Speaking of Labor, some nations have most jobs state run, some have very few. State
run jobs are great in terms of creating stability, but can be bad if there are too many working
for the government. France right now has nearly everyone employed by the government (exaggerating
btw) and they are having some serious issues. America can't even unionize its civil service
labor force and with all of these cuts in spending more and more jobs in the private
sector will be dumped. There could be a system like FDR's CCC where any able bodied person
could work for the government at minimum wage just to keep their work skills polished and
hireable, as well as money flowing through the economy but spending anything that isn't
on military or the rich is not going to happen under this republican House.

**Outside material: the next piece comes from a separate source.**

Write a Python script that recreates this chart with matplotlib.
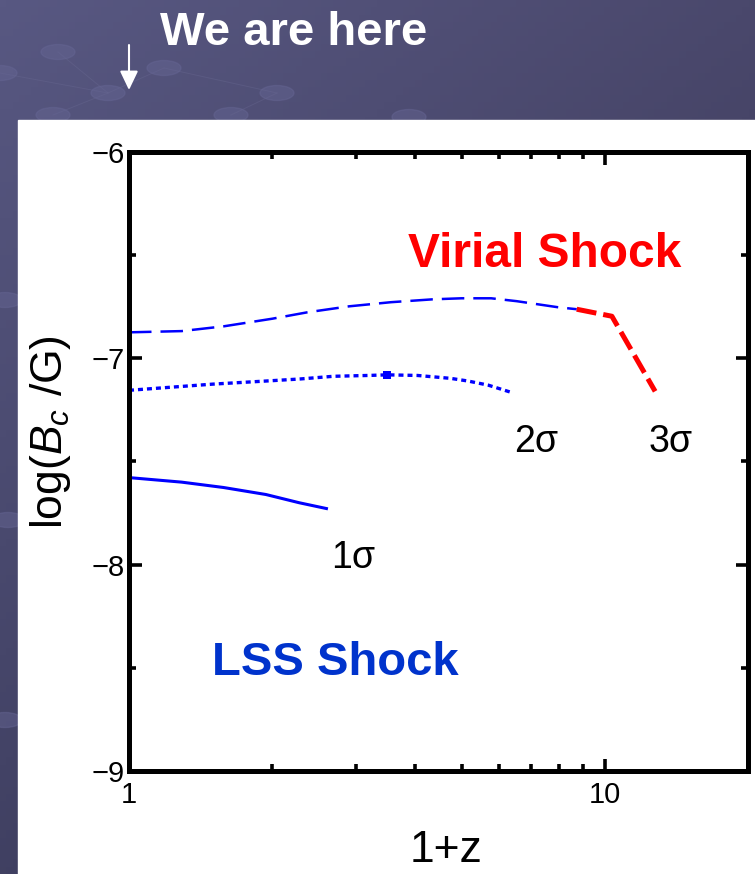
import numpy as np
import matplotlib
matplotlib.use('Agg')
import matplotlib.pyplot as plt
from matplotlib.patches import Rectangle, Ellipse
from matplotlib.ticker import FixedLocator, FuncFormatter, NullFormatter

plt.rcParams['font.family'] = ['Liberation Sans', 'DejaVu Sans']
plt.rcParams['mathtext.fontset'] = 'custom'
plt.rcParams['mathtext.rm'] = 'Liberation Sans'
plt.rcParams['mathtext.it'] = 'Liberation Sans:italic'
plt.rcParams['axes.unicode_minus'] = True

# ---------------- data ----------------
# 3 sigma curve: blue dashed part (LSS shock) and red dashed part (virial shock)
opz_3s_blue = [1.0, 1.29, 1.58, 2.0, 2.37, 2.9, 3.55, 4.35, 5.0, 5.77, 6.53, 7.95, 8.73]
logB_3s_blue = [-6.874, -6.868, -6.845, -6.808, -6.777, -6.748, -6.728, -6.714,
                -6.709, -6.709, -6.723, -6.752, -6.762]
opz_3s_red = [8.73, 10.35, 12.76]
logB_3s_red = [-6.762, -6.796, -7.16]
# 2 sigma curve (dotted)
opz_2s = [1.0, 1.5, 1.94, 2.29, 2.69, 3.18, 3.49, 4.04, 4.74, 5.16, 5.69, 6.36]
logB_2s = [-7.155, -7.125, -7.11, -7.10, -7.087, -7.083, -7.08, -7.083, -7.097,
           -7.11, -7.13, -7.165]
# 1 sigma curve (solid)
opz_1s = [1.0, 1.29, 1.58, 1.94, 2.28, 2.6]
logB_1s = [-7.578, -7.60, -7.626, -7.66, -7.70, -7.728]

x_major = [1, 10]
x_major_labels = ['1', '10']
x_minor = [2, 3, 4, 5, 6, 7, 8, 9]
y_major = [-9, -8, -7, -6]
y_minor = [-8.5, -7.5, -6.5]

# ---------------- figure ----------------
W, H = 755, 874
fig = plt.figure(figsize=(W / 100, H / 100), dpi=100)

# slide background (pixel coordinates, origin top-left)
bg = fig.add_axes([0, 0, 1, 1])
bg.set_axis_off()
bg.set_xlim(0, W)
bg.set_ylim(H, 0)
ny, nx = 120, 120
yy, xx = np.mgrid[0:1:ny * 1j, 0:1:nx * 1j]
c0 = np.array([88, 88, 130]) / 255.0
cx = np.array([-14, -16, -22]) / 255.0
cy = np.array([-24, -24, -32]) / 255.0
img = c0[None, None, :] + xx[..., None] * cx[None, None, :] + yy[..., None] * cy[None, None, :]
bg.imshow(np.clip(img, 0, 1), extent=(0, W, H, 0), aspect='auto', zorder=0)

# faint network decoration
nodes = [(58, 52), (164, 68), (108, 93), (277, 93), (0, 73), (53, 115), (231, 115),
         (409, 117), (5, 300), (8, 520), (5, 720)]
links = [(0, 2), (1, 2), (2, 4), (2, 5), (3, 6), (1, 3)]
for a, b in links:
    bg.plot([nodes[a][0], nodes[b][0]], [nodes[a][1], nodes[b][1]],
            color=(0.42, 0.42, 0.58), lw=0.7, alpha=0.35, zorder=1)
for (nxp, nyp) in nodes:
    bg.add_patch(Ellipse((nxp, nyp), 34, 15, color=(0.40, 0.40, 0.58), alpha=0.45, zorder=1))

# white panel
bg.add_patch(Rectangle((18, 120), W - 18, H - 120, color='white', zorder=2))

bg.text(160, 45, 'We are here', color='white', fontsize=34, fontweight='bold',
        ha='left', va='baseline', zorder=3)
bg.annotate('', xy=(129, 90), xytext=(129, 45),
            arrowprops=dict(arrowstyle='-|>,head_length=0.46,head_width=0.22',
                            color='white', lw=1.5, mutation_scale=25,
                            shrinkA=0, shrinkB=0), zorder=3)

# main plot axes
ax = fig.add_axes([129 / W, (H - 771) / H, 619 / W, 619 / H])
ax.set_facecolor('none')
ax.set_xscale('log')
ax.set_xlim(1, 20)
ax.set_ylim(-9, -6)

ax.plot(opz_3s_blue, logB_3s_blue, color='#0000ff', lw=1.8, dashes=(9, 3.6))
ax.plot(opz_3s_red, logB_3s_red, color='#ff0000', lw=3.6, dashes=(4, 1.4))
ax.plot(opz_2s, logB_2s, color='#0000ff', lw=2.4, dashes=(1.5, 1.2),
        dash_capstyle='butt')
ipk = int(np.argmax(logB_2s))
ax.plot([opz_2s[ipk]], [logB_2s[ipk]], 's', color='#0000ff', ms=6, mew=0)
ax.plot(opz_1s, logB_1s, color='#0000ff', lw=2.2)

ax.text(2.66, -8.015, '1σ', fontsize=27, ha='left', va='baseline')
ax.text(6.46, -7.456, '2σ', fontsize=27, ha='left', va='baseline')
ax.text(12.38, -7.456, '3σ', fontsize=27, ha='left', va='baseline')
ax.text(3.86, -6.558, 'Virial Shock', fontsize=34.5, fontweight='bold',
        color='#ff0000', ha='left', va='baseline')
ax.text(1.497, -8.534, 'LSS Shock', fontsize=34, fontweight='bold',
        color='#0033cc', ha='left', va='baseline')

ax.xaxis.set_major_locator(FixedLocator(x_major))
ax.xaxis.set_major_formatter(FuncFormatter(lambda v, p: x_major_labels[x_major.index(round(v))]
                                           if round(v) in x_major else ''))
ax.xaxis.set_minor_locator(FixedLocator(x_minor))
ax.xaxis.set_minor_formatter(NullFormatter())
ax.yaxis.set_major_locator(FixedLocator(y_major))
ax.yaxis.set_major_formatter(FuncFormatter(lambda v, p: f'{v:.0f}'.replace('-', '\u2212')))
ax.yaxis.set_minor_locator(FixedLocator(y_minor))
ax.yaxis.set_minor_formatter(NullFormatter())

ax.tick_params(which='both', direction='in', top=True, right=True, width=2.6,
               colors='black')
ax.tick_params(which='major', length=9)
ax.tick_params(which='minor', length=5)
ax.tick_params(axis='x', which='major', pad=7, labelsize=21)
ax.tick_params(axis='y', which='major', pad=3, labelsize=21)
for s in ax.spines.values():
    s.set_linewidth(3.6)

ax.set_xlabel('1+z', fontsize=32, va='baseline')
ax.xaxis.set_label_coords(0.512, (771 - 862) / 619)
ax.set_ylabel(r'log($B_c$ /G)', fontsize=32, va='baseline')
ax.yaxis.set_label_coords((62 - 129) / 619, (771 - 432) / 619)

fig.savefig('out.png', dpi=100)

In terms of healthcare, VA healthcare currently has 1% spent on overhead and a 90% approval
rating by people who use it. That overhead would be an even smaller percentage if everyone
had it free to them. In Europe 8% added tax is paid by everyone for free healthcare, while
people who can afford it here in the US spend about 16% of their income on health insurance
with much higher overhead plus soaring profits for stockholders from denying claims if they
feel like it. Sure you have a 20% higher chance of dying from cancer in Europe, but you wont
die from easily treatable diseases like poor, the many unemployed, or uninsured people do
over here because they don't get free healthcare unless they are dying on the operating table
which is way more expensive than preventable medicine. Also seeing your doctor frequently
raises your awareness of taking care of your health significantly which is why they eat
healthier, exercise more and live longer because their lifestyle reduces their chances of getting
cancer in first place. Finding the sweet balance between socialism
and capitalism is essential for a nation. Government is needed to establish stability,
cut overhead and provide safety nets for risk takers and the most poor to provide infrastructure
of both the physical nature and mental infrastructure to increase opportunity and ideas. Sadly in
America that means safety nets for our richest and biggest companies and our infrastructure
is in shambles. Competition is needed to move a nation forward and create new ideas and
new technologies based on science learned through trial and error with the majority
of research going no where, only really worth while to companies when subsidized unless
the profit is ridiculously high. Balance between Socialism and Capitalism as Eisenhower noted
is the only way a nation can become great. We should be looking at other nations doing
better than us to see what we can do to return ourselves to our former glory in the sweet
spot between socialism and capitalism. If a nation invests in education, science
and infrastructure, the jobs create themselves. If a nation invests in war and the rich, luxury
goods for the very rich will be the only available jobs because they will be the only people
with money and new technology won't exist.